This installment of Rot & Ruin sees the kids attempting to claw their way out of the clutches of Farmer John and his indoctrinated. The amazing thing about the character of John is that at no point does he come off as an insane person. It’s amazing that despite how crazy he may seem, he’s always able to explain his position plainly without straying off in to madness or ranting. He’s either perfectly coherent, or he’s able to hide his insanity very well. It’s the fact that the reader is kept guessing about his state of mind that makes John work as a horrifyingly effective villain. He gives the impression that no part of what he’s doing is easy for him. He has a farmer’s mentality, and his answer to the apocalypse is based around that philosophy. It’s a genuine aspect of his character, that sets him apart from the other crazy, southern, patriarchal cult leaders (there is an embaressing amount of these, actually) that you usually see in stories about a zombie apocalypse. The teens also have a fair amount of charicterization in this volume, but Lilah steals the show. It’s refreshing that it’s a female character that’s being made out the be the most ferocious and physical fighter of a group. It’s a little detail, but it makes the group seem more well rounded. Unfortunately though, the scaled ends up getting tipped; and the few characters that end up with all of the focus take it away from the mass of the indoctrinated and soldiers.
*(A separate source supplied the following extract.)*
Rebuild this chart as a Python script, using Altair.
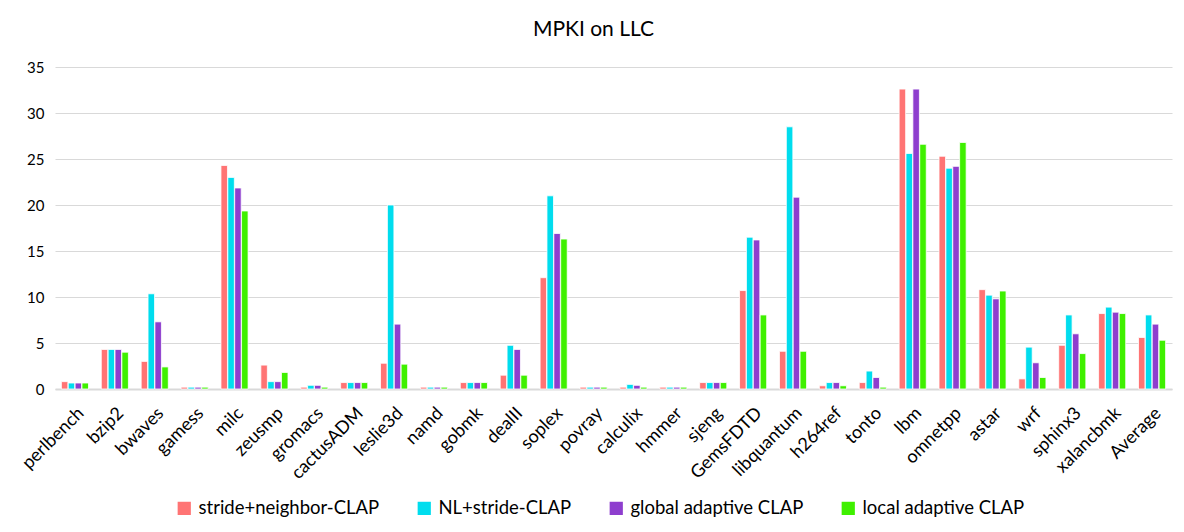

They lack the same level of characterization, and come off as just “bad guys”. They’re necessary to have a worthwhile piece of conflict for the characters to face, but the great characterization on both John and the kids makes the fact that the everyone else is lacking all the more glaring.
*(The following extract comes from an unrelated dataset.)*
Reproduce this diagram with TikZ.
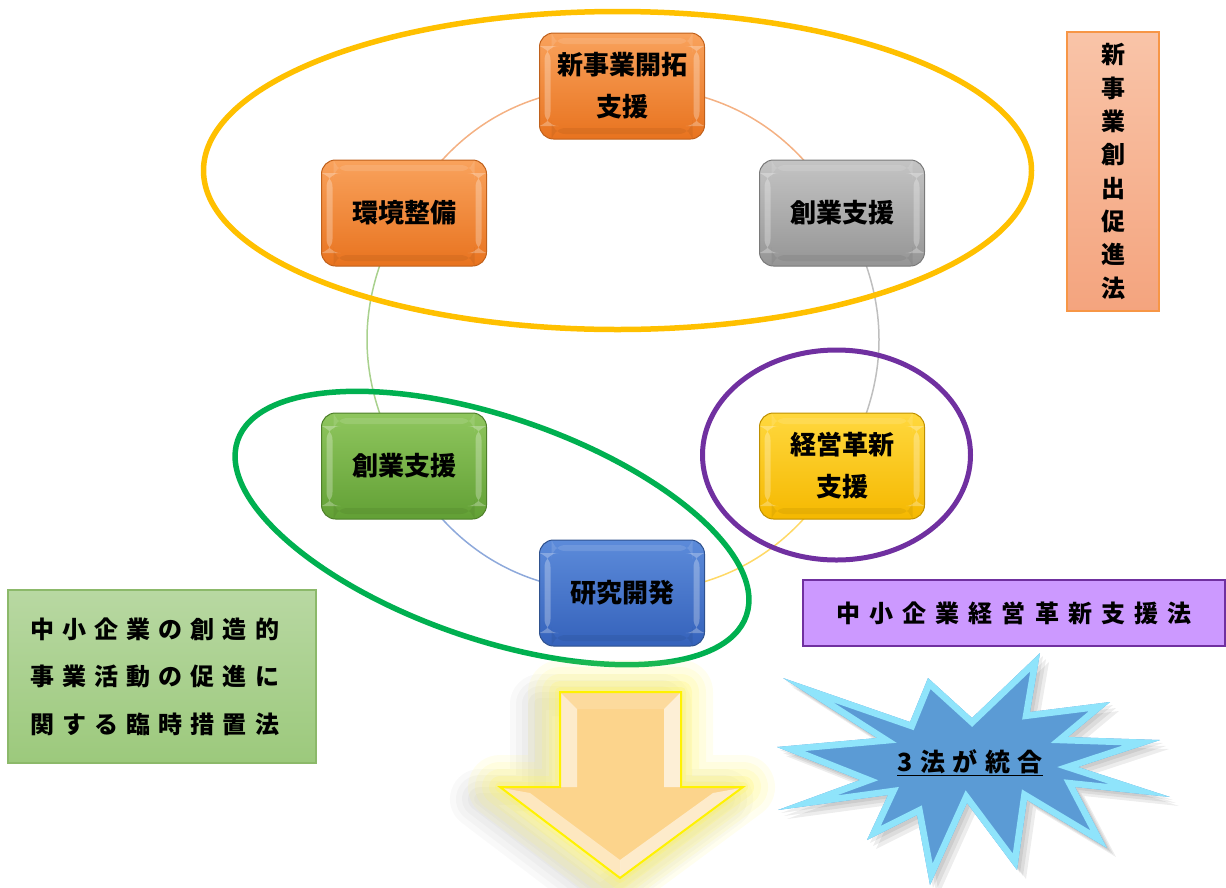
\documentclass[tikz,border=0pt]{standalone}
\usepackage{fontspec}
\newfontfamily\jp{Noto Sans CJK JP}
\newfontfamily\jpls{Noto Sans CJK JP}[LetterSpace=34]
\newfontfamily\jplsb{Noto Sans CJK JP}[LetterSpace=38]
\newfontfamily\jplsc{Noto Sans CJK JP}[LetterSpace=30]
\usetikzlibrary{backgrounds}
\definecolor{cOrT}{HTML}{F9A25C}\definecolor{cOrB}{HTML}{E8731F}\definecolor{cOrD}{HTML}{C0611C}
\definecolor{cGrT}{HTML}{C4C4C4}\definecolor{cGrB}{HTML}{959595}\definecolor{cGrD}{HTML}{7A7A7A}
\definecolor{cGnT}{HTML}{8FC65E}\definecolor{cGnB}{HTML}{62A035}\definecolor{cGnD}{HTML}{4E7F2A}
\definecolor{cYeT}{HTML}{FFD83E}\definecolor{cYeB}{HTML}{F5B800}\definecolor{cYeD}{HTML}{BF9000}
\definecolor{cBlT}{HTML}{5C8BDA}\definecolor{cBlB}{HTML}{3562BB}\definecolor{cBlD}{HTML}{2F528F}
\definecolor{aOr}{HTML}{F4B183}\definecolor{aGr}{HTML}{BFBFBF}\definecolor{aYe}{HTML}{FFD966}
\definecolor{aBl}{HTML}{8EA9DB}\definecolor{aGn}{HTML}{A9D18E}
\definecolor{elO}{HTML}{FFC000}\definecolor{elG}{HTML}{00B050}\definecolor{elP}{HTML}{7030A0}
\definecolor{vT}{HTML}{F9C4A8}\definecolor{vB}{HTML}{F4A47E}\definecolor{vD}{HTML}{F79646}
\definecolor{gT}{HTML}{B8D8A2}\definecolor{gB}{HTML}{9CC97C}\definecolor{gD}{HTML}{8CB96A}
\definecolor{pF}{HTML}{CC99FF}
\definecolor{bF}{HTML}{5B9BD5}\definecolor{bE}{HTML}{8FE4FB}
\definecolor{arF}{HTML}{FCD48C}\definecolor{glowY}{HTML}{FFF566}
\tikzset{
  cbox/.style={rounded corners=14pt, minimum width=165pt, minimum height=106pt,
    align=center, inner sep=0pt, line width=1pt,
    font=\jp\bfseries\fontsize{26}{42}\selectfont,
    path picture={
      \fill[white,opacity=0.28] ([shift={(5pt,-13pt)}]path picture bounding box.north west) rectangle ([shift={(11pt,13pt)}]path picture bounding box.south west);
      \fill[white,opacity=0.28] ([shift={(-11pt,-13pt)}]path picture bounding box.north east) rectangle ([shift={(-5pt,13pt)}]path picture bounding box.south east);
      \fill[white,opacity=0.12] ([shift={(12pt,-5pt)}]path picture bounding box.north west) rectangle ([shift={(-12pt,-11pt)}]path picture bounding box.north east);
      \fill[black,opacity=0.06] ([shift={(12pt,5pt)}]path picture bounding box.south west) rectangle ([shift={(-12pt,11pt)}]path picture bounding box.south east);
    }},
  orbox/.style={cbox, top color=cOrT, bottom color=cOrB, draw=cOrD},
  grbox/.style={cbox, top color=cGrT, bottom color=cGrB, draw=cGrD},
  gnbox/.style={cbox, top color=cGnT, bottom color=cGnB, draw=cGnD},
  yebox/.style={cbox, top color=cYeT, bottom color=cYeB, draw=cYeD},
  blbox/.style={cbox, top color=cBlT, bottom color=cBlB, draw=cBlD},
  arc/.style={line width=1.5pt},
  ring/.style={line width=5.5pt},
}
\begin{document}
\begin{tikzpicture}[x=1pt,y=-1pt]
\useasboundingbox (0,0) rectangle (1226,887);
% boxes
\node[orbox] (kaitaku) at (622,86) {新事業開拓\\支援};
\node[grbox] (sogyoA) at (842,213) {創業支援};
\node[yebox] (keiei) at (842,466) {経営革新\\支援};
\node[blbox] (kenkyu) at (622,593) {研究開発};
\node[gnbox] (sogyoB) at (404,466) {創業支援};
\node[orbox] (kankyo) at (404,213) {環境整備};
% cycle arcs
\begin{scope}[on background layer]
\draw[arc,aOr] (kaitaku.center) to[bend left=30] (sogyoA.center);
\draw[arc,aGr] (sogyoA.center) to[bend left=30] (keiei.center);
\draw[arc,aYe] (keiei.center) to[bend left=30] (kenkyu.center);
\draw[arc,aBl] (kenkyu.center) to[bend left=30] (sogyoB.center);
\draw[arc,aGn] (sogyoB.center) to[bend left=30] (kankyo.center);
\draw[arc,aOr] (kankyo.center) to[bend left=30] (kaitaku.center);
\end{scope}
% ellipses
\draw[ring,elO] (617.5,170.5) ellipse [x radius=414pt, y radius=159pt];
\draw[ring,elG,rotate around={-19:(492,528)}] (492,528) ellipse [x radius=269pt, y radius=111pt];
\draw[ring,elP,line width=5pt] (836.5,455) ellipse [x radius=134pt, y radius=105pt];
% law boxes
\node[draw=vD, line width=1.5pt, top color=vT, bottom color=vB, minimum width=92pt, minimum height=279pt,
  align=center, inner sep=0pt, font=\jp\bfseries\fontsize{24}{33.3}\selectfont] (shinjigyo) at (1113,171.5)
  {新\\事\\業\\創\\出\\促\\進\\法};
\node[draw=gD, line width=1.5pt, top color=gT, bottom color=gB, minimum height=173pt,
  text width=264pt, inner xsep=22pt, inner ysep=0pt, align=left,
  font=\jpls\bfseries\fontsize{24}{47.5}\selectfont] (sozo) at (162,676.5)
  {中小企業の創造的\\事業活動の促進に\\関する臨時措置法};
\node[draw=elP, line width=1.5pt, fill=pF, minimum width=422pt, minimum height=66pt,
  inner sep=0pt, font=\jplsb\bfseries\fontsize{24}{30}\selectfont] (keieihou) at (1014,613)
  {中小企業経営革新支援法};
% down arrow
\def\arrowpath{(560,692) -- (681,692) -- (681,787) -- (743,787) -- (620,878) -- (500,787) -- (560,787) -- cycle}
\foreach \w in {60,48,36,24,12}{
  \draw[black,opacity=0.025,line width=\w pt,line join=round,shift={(-20pt,-12pt)}] \arrowpath;
}
\foreach \w/\o in {64/0.10,50/0.12,36/0.15,22/0.22,10/0.3}{
  \draw[glowY,opacity=\o,line width=\w pt,line join=round] \arrowpath;
}
\fill[arF] \arrowpath;
\fill[white,opacity=0.55] (561,693) -- (577,709) -- (577,787) -- (561,787) -- cycle;
\fill[white,opacity=0.65] (680,693) -- (664,709) -- (664,787) -- (680,787) -- cycle;
\fill[white,opacity=0.15] (561,693) -- (680,693) -- (664,709) -- (577,709) -- cycle;
\fill[white,opacity=0.45] (502,788) -- (620,877) -- (620,860) -- (530,793) -- cycle;
\fill[white,opacity=0.55] (741,788) -- (620,877) -- (620,860) -- (713,793) -- cycle;
\draw[yellow,line width=2pt,line join=miter] \arrowpath;
% burst
\def\burstpath{(783,678) -- (910,722) -- (928,678) -- (972,718) -- (1040,653) -- (1030,712) -- (1110,702) -- (1068,737) -- (1160,740) -- (1078,767) -- (1170,797) -- (1075,787) -- (1107,848) -- (1027,800) -- (1017,870) -- (967,803) -- (930,885) -- (917,815) -- (867,840) -- (888,795) -- (778,810) -- (860,780) -- (777,747) -- (877,738) -- cycle}
\foreach \s in {3,6,9}{
  \fill[black,opacity=0.07,shift={(\s pt,-\s pt)}] \burstpath;
}
\fill[bF] \burstpath;
\begin{scope}
\clip \burstpath;
\draw[bE,line width=13pt,line join=miter] \burstpath;
\end{scope}
\node[font=\jplsc\bfseries\fontsize{25}{30}\selectfont, inner sep=0pt] (togo) at (970,763) {\underline{3法が統合}};
\end{tikzpicture}
\end{document}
Visually there’s a lot more going on here, this time around. Tony Vargas’ art has always been great, but it really hits it’s stride in the action and fighting scenes. What amazes me though is how meticulously choreographed every scene is. Little details like characte positions and held items are constantly maintained from panel to panel. I was also happy to see the panel layout unfold a fair bit more dynamically. It’s a small detail that creates a rhythm for the story when the size of the panels also conveys the duration of the scene taking place within. It’s also the return of the more earthy brown color for the negative space. It better fits with the story’s aesthetic, and the fact that it’s less distracting makes it easier for the action to keep the reader’s undivided attention. All that put together, plus the direness, and more importantly the tone captured by the Vargas (pencils) and Arce (colors) combination, means the content of the story has an effective visual representation to adequately convey the desperation of the narrative.
All in all, Rot & Ruin #4 is solid. A lot is revealed about John’s perspective, and it steals the show with how sound it all seems to be. There’s some great action, that sees the return of the same level of severity of the first volume, and a cliffhanger that proves that no matter how bad things may seem, there’s still always a deeper level of hell. A great read for fans, but not a good jumping on point for newcomers (Go back and start on #1 you slackers!).